It is a confidence booster budget and the direction is right. Commerce and industrial policies are attempted to be decoupled from the influence of finance and there are signs of central planning. Yet the planning ministry is not in the scene. The groundwork for the policies - related to trade and tariffs, automobile, refinery, and others have been going on for some time.
But for the first time, revenues are not the prime consideration. Targets are elusive. Threat of Covid-19 is still there and the IMF is giving further time-out. The beauty of the budget is that there are numerous small and token steps taken where the revenue opportunity loss is probably less than potential economic gains. The optics are really good.

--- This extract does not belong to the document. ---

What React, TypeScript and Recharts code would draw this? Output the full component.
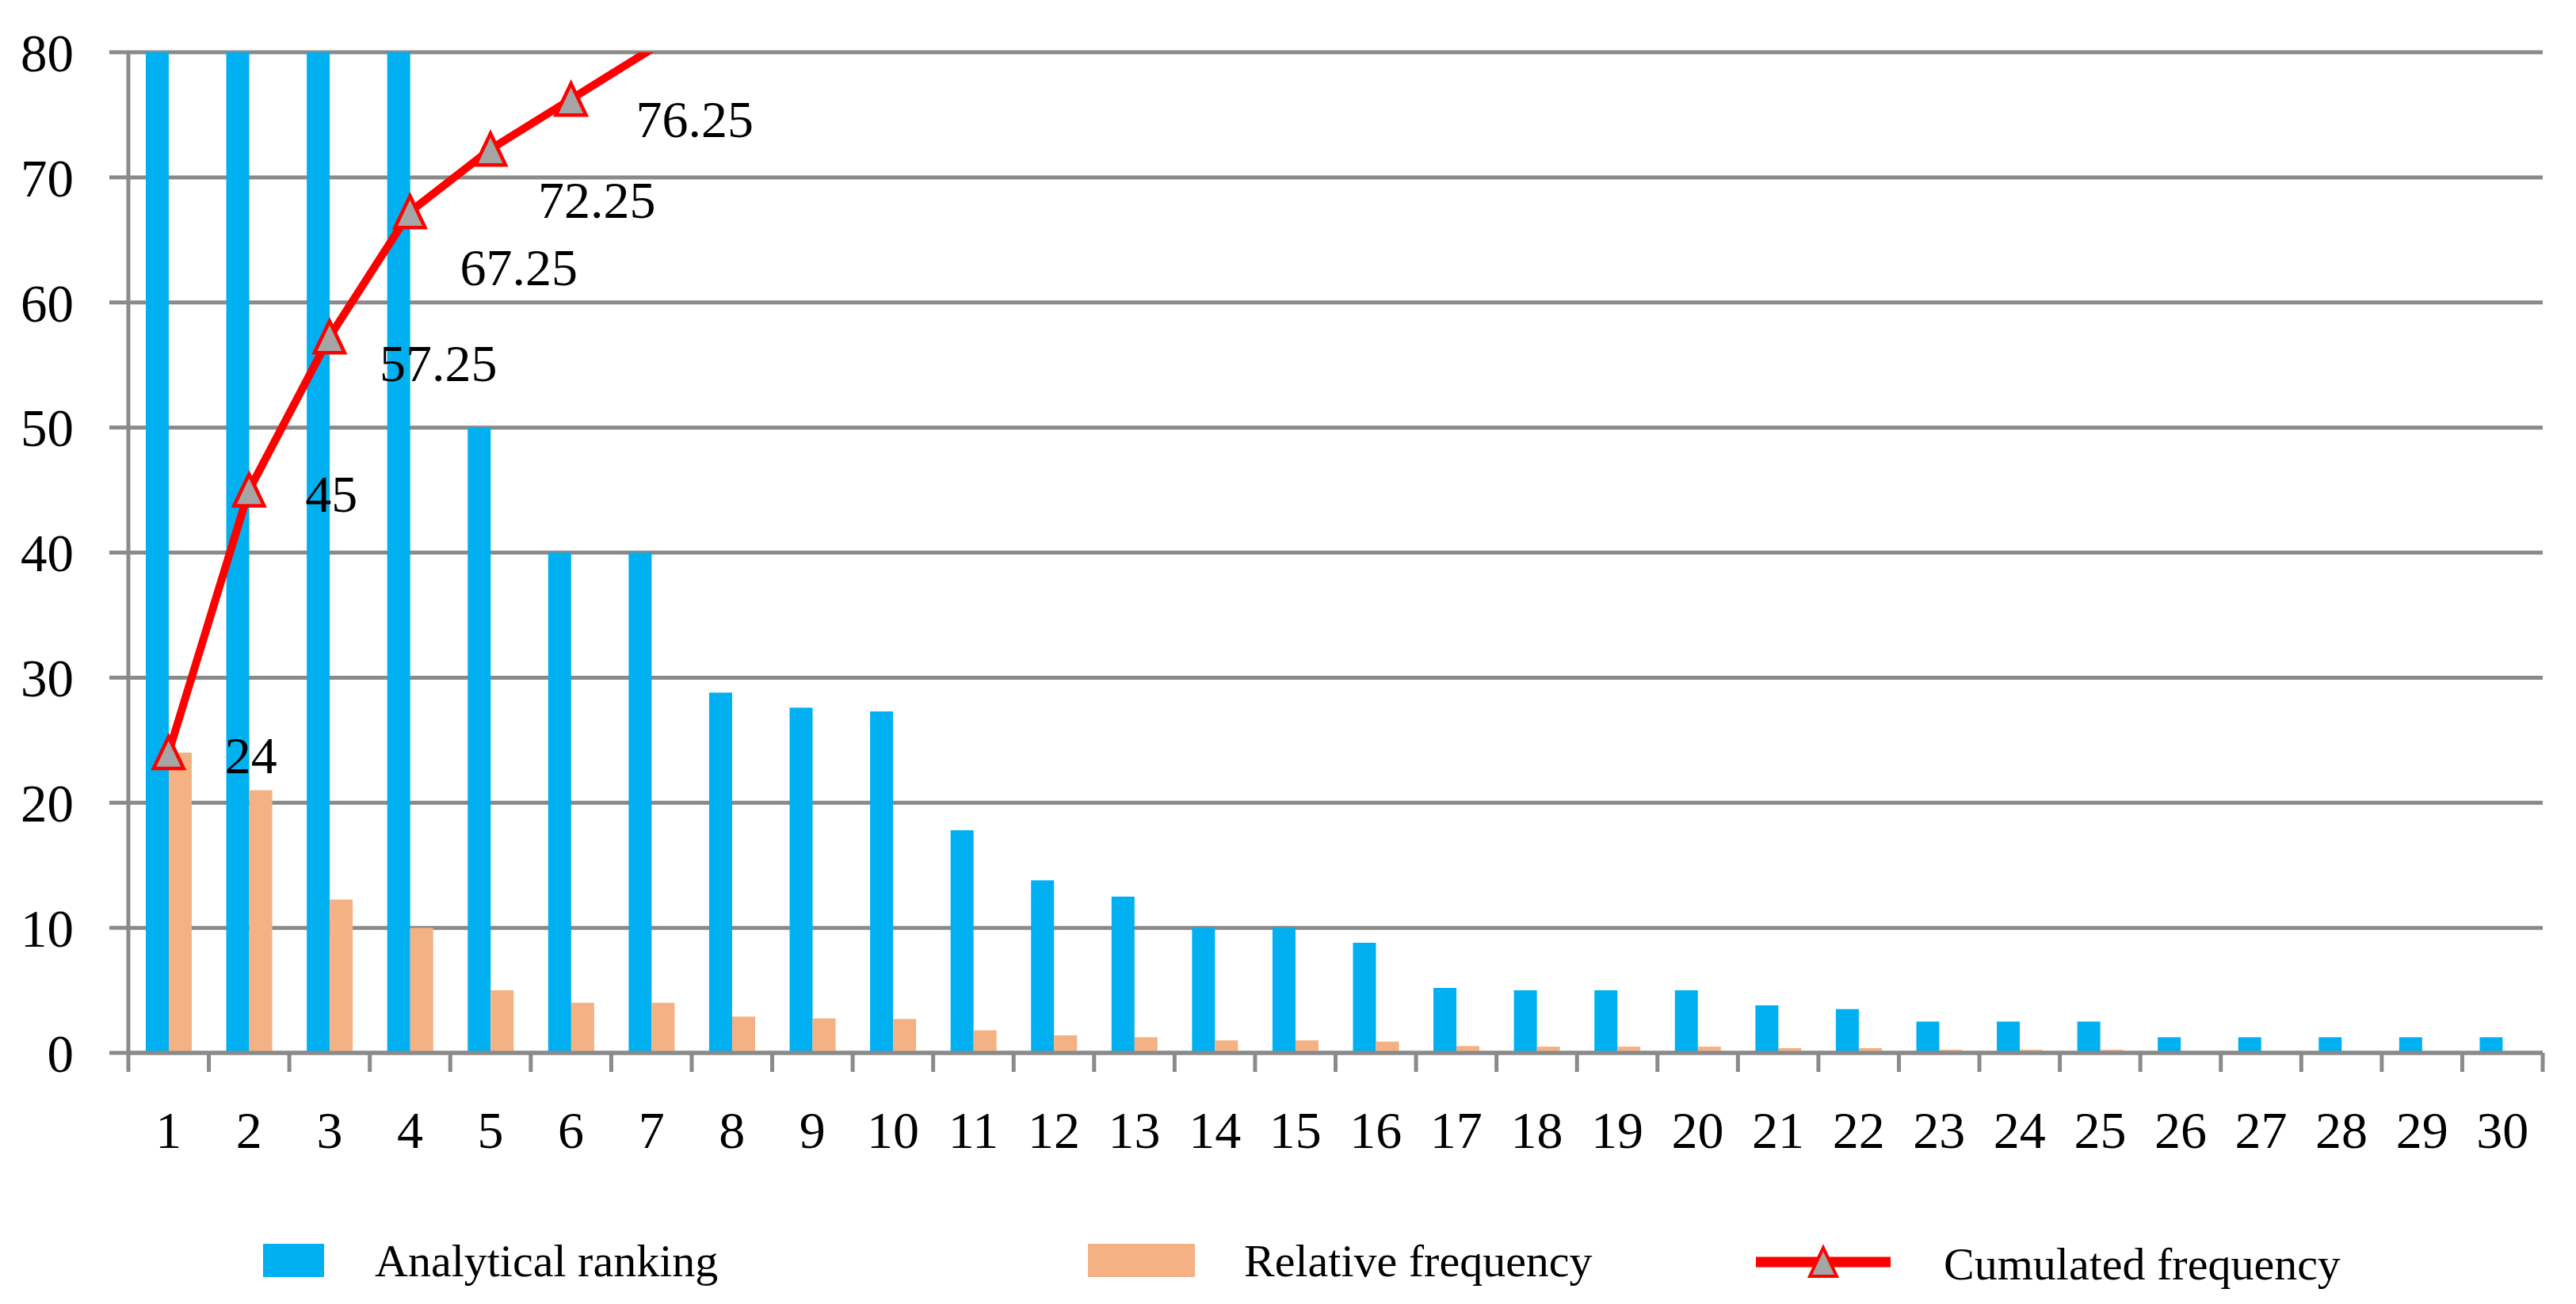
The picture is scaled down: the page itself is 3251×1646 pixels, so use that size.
import React from 'react';
import { ComposedChart, Bar, Line, XAxis, YAxis, CartesianGrid, LabelList } from 'recharts';

const categories = ['1', '2', '3', '4', '5', '6', '7', '8', '9', '10', '11', '12', '13', '14', '15', '16', '17', '18', '19', '20', '21', '22', '23', '24', '25', '26', '27', '28', '29', '30'];
const analyticalRanking = [240, 210, 122.5, 100, 50, 40, 40, 28.8, 27.6, 27.3, 17.8, 13.8, 12.5, 10, 10, 8.8, 5.2, 5, 5, 5, 3.8, 3.5, 2.5, 2.5, 2.5, 1.25, 1.25, 1.25, 1.25, 1.25];
const relativeFrequency = [24, 21, 12.25, 10, 5, 4, 4, 2.9, 2.75, 2.7, 1.8, 1.4, 1.25, 1, 1, 0.9, 0.55, 0.5, 0.5, 0.5, 0.38, 0.38, 0.25, 0.25, 0.25, 0, 0, 0, 0, 0];
const cumulatedFrequency = [24, 45, 57.25, 67.25, 72.25, 76.25, 80.25, 83.15, 85.9, 88.6, 90.4, 91.8, 93.05, 94.05, 95.05, 95.95, 96.5, 97, 97.5, 98, 98.38, 98.76, 99.01, 99.26, 99.51, 99.51, 99.51, 99.51, 99.51, 99.51];
const yTicks = [0, 10, 20, 30, 40, 50, 60, 70, 80];

const data = categories.map((c, i) => ({
  cat: c,
  analytical: analyticalRanking[i],
  relative: relativeFrequency[i],
  cumulated: cumulatedFrequency[i],
}));

const FONT = '"Liberation Serif", "DejaVu Serif", serif';
const GRID = '#8a8a8a';
const BLUE = '#00b0f0';
const ORANGE = '#f4b183';
const RED = '#ff0000';
const MARKER = '#a5a5a5';
const Y_MAX = 80;

// hand-placed data label nudges, as in the original
const labelDx = [71, 71, 63, 63, 60, 82];
const labelDy = [3, 5, 33, 70, 64, 25];

const triangle = (cx: number, cy: number, w: number, h: number) =>
  `M${cx},${cy - h / 2} L${cx + w / 2},${cy + h / 2} L${cx - w / 2},${cy + h / 2} Z`;

const XTick = (props: any) => {
  const { x, y, payload, index, visibleTicksCount } = props;
  const off = payload.offset || 0;
  const isLast = index === visibleTicksCount - 1;
  return (
    <g>
      <line x1={x - off} x2={x - off} y1={y} y2={y + 24} stroke={GRID} strokeWidth={5} />
      {isLast && <line x1={x + off} x2={x + off} y1={y} y2={y + 24} stroke={GRID} strokeWidth={5} />}
      <text x={x} y={y + 73} dy="0.71em" textAnchor="middle" fontSize={66} fontFamily={FONT} fill="#000">
        {payload.value}
      </text>
    </g>
  );
};

const TriangleDot = (props: any) => {
  const { cx, cy, payload, index } = props;
  if (payload.cumulated > Y_MAX) return <g key={`dot-${index}`} />;
  return (
    <path key={`dot-${index}`} d={triangle(cx, cy, 38, 40)} fill={MARKER} stroke={RED} strokeWidth={4.5} strokeLinejoin="miter" />
  );
};

const CumLabel = (props: any) => {
  const { x, y, value, index } = props;
  if (value > Y_MAX || index >= labelDx.length) return null;
  return (
    <text x={x + labelDx[index]} y={y + labelDy[index]} dominantBaseline="central" fontSize={66} fontFamily={FONT} fill="#000">
      {value}
    </text>
  );
};

const LegendRow = () => (
  <svg width={3235} height={90} style={{ position: 'absolute', left: 0, top: 1540 }}>
    <rect x={324} y={22} width={77} height={42} fill={BLUE} />
    <text x={465} y={63} fontSize={58} fontFamily={FONT} fill="#000">Analytical ranking</text>
    <rect x={1365} y={22} width={135} height={42} fill={ORANGE} />
    <text x={1562} y={63} fontSize={58} fontFamily={FONT} fill="#000">Relative frequency</text>
    <line x1={2208} x2={2378} y1={45} y2={45} stroke={RED} strokeWidth={13} />
    <path d={triangle(2293, 45, 34, 36)} fill={MARKER} stroke={RED} strokeWidth={4} />
    <text x={2445} y={67} fontSize={58} fontFamily={FONT} fill="#000">Cumulated frequency</text>
  </svg>
);

const App: React.FC = () => {
  return (
    <div style={{ position: 'relative', width: 3235, height: 1630, background: '#fff' }}>
      <ComposedChart
        width={3235}
        height={1630}
        data={data}
        margin={{ top: 58, right: 34, bottom: 189, left: 0 }}
        barGap={0}
      >
        <CartesianGrid vertical={false} stroke={GRID} strokeWidth={5} />
        <XAxis
          dataKey="cat"
          interval={0}
          height={120}
          tickSize={0}
          tickMargin={0}
          tickLine={false}
          axisLine={{ stroke: GRID, strokeWidth: 5 }}
          tick={<XTick />}
        />
        <YAxis
          domain={[0, Y_MAX]}
          ticks={yTicks}
          allowDataOverflow
          width={154}
          tickSize={24}
          tickMargin={45}
          axisLine={{ stroke: GRID, strokeWidth: 5 }}
          tickLine={{ stroke: GRID, strokeWidth: 5 }}
          tick={{ fontSize: 67, fontFamily: FONT, fill: '#000' }}
        />
        <Bar dataKey="analytical" fill={BLUE} barSize={29} isAnimationActive={false} />
        <Bar dataKey="relative" fill={ORANGE} barSize={29} isAnimationActive={false} />
        <Line
          dataKey="cumulated"
          stroke={RED}
          strokeWidth={10}
          dot={TriangleDot}
          activeDot={false}
          isAnimationActive={false}
        >
          <LabelList dataKey="cumulated" content={CumLabel} />
        </Line>
      </ComposedChart>
      <LegendRow />
    </div>
  );
};

export default App;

It is evident that the government is betting on the manufacturing sector. The industry needs to invest. And foreign investments must come into exporting sectors. The risk is growing global commodity prices which puts the current account into jeopardy. But if it is to be financed by FDI, then there is no harm in running a deficit for a few years. The economic model can move on a sustainable path despite that.
Not to mention that there can be many a slip between the cup and the lip. There is no other way but to open the economy to face the challenges upfront and rely on the private sector to generate growth. Foreign capital likes openness. The fiscal deficit is not coming in control. Then add the energy sector's circular debt problem. The risks are certainly not small. And the solution to both generating revenues and solving the energy surplus capacity problem is by attaining consistent economic growth. For growth, the budget must be business friendly and that is what the PTI government understands well.
In fact, the PTI government's policies from day one were pivoted on reviving industrial growth and engaging private sector through fiscal and other incentives. The approach contrasts with what Ishaq Dar had adopted. After a decade or so, exporting sector is investing and billion-dollar private sector projects - not IPPs, are in the making.
There is also an awareness at the top government level that existing taxpayers can no longer be burdened with more taxes and compliances, while businesses cannot grow at higher electricity tariffs. But to develop a sustainable growth structure, the circular debt build-up will have to be arrested. For that, the economic wheel must spin fast in manufacturing and formal services. Agriculturists are getting mouthwatering support price. In livestock, there are pledges of removing duties on vaccine and feed imports.
A feel-good factor is being created. Stock market is bullish. Earnings are better. Capital gains tax and turnover taxes have been lowered. This will help trade volumes to grow further. The question is when will price multiples be rerated. If the foreign portfolio investment pours in at the PSX, then there are higher chances of these coming into manufacturing, agriculture and IT. Having said all that, the backbone of the economy is SMEs - manufacturing, and trading/retailing. Here one has high taxes and burdensome compliance and the other operates in shadows. The fundamental shift in the taxation implementation policy is to simplify returns, inculcate a culture of self-assessment, and bring in automated and third-party audit. Incentives are there for digital transactions and spread of Point of Sales (POS) machines. The attempt is to bridge the gap between manufacturing and trading/retailing SMEs.
The other issue of SMEs is lack of formal finance. For that, overall economic formality has to enhance. The math is simple. Banking deposits are around one third of formal economy. Half of these are invested in government securities and rest is credit to the private sector, within which SME's share is minuscule. One way is enhancing SMEs within the limited pie. Other is to expand banking sphere. Here some steps are taken. One is removal of withholding tax on banking transactions - the formal has been shrinking ever since it was imposed. That is over now. This coupled with digital incentives, the formal banking deposits may grow and the cash economy can potentially be curtailed.
The question is what is there for the common man suffering from high inflation? Well, not much directly. As FM said, it is traditional trickle down. Nonetheless, salaried class is happy to not have any increase in taxes. The minimum wage is increased to Rs20,000. The poor are being supported under the Ehsaas programme which is becoming more effective. Here the use of technology is doing the trick. Soon electricity subsidies will be routed through it and small farmers should be provided subsidized inputs through this window.
But all this may not be enough for the middle class. The economy must grow consistently for years before there is something for the common man which is a shame, but let's remember that it is a budget, not a magic wand.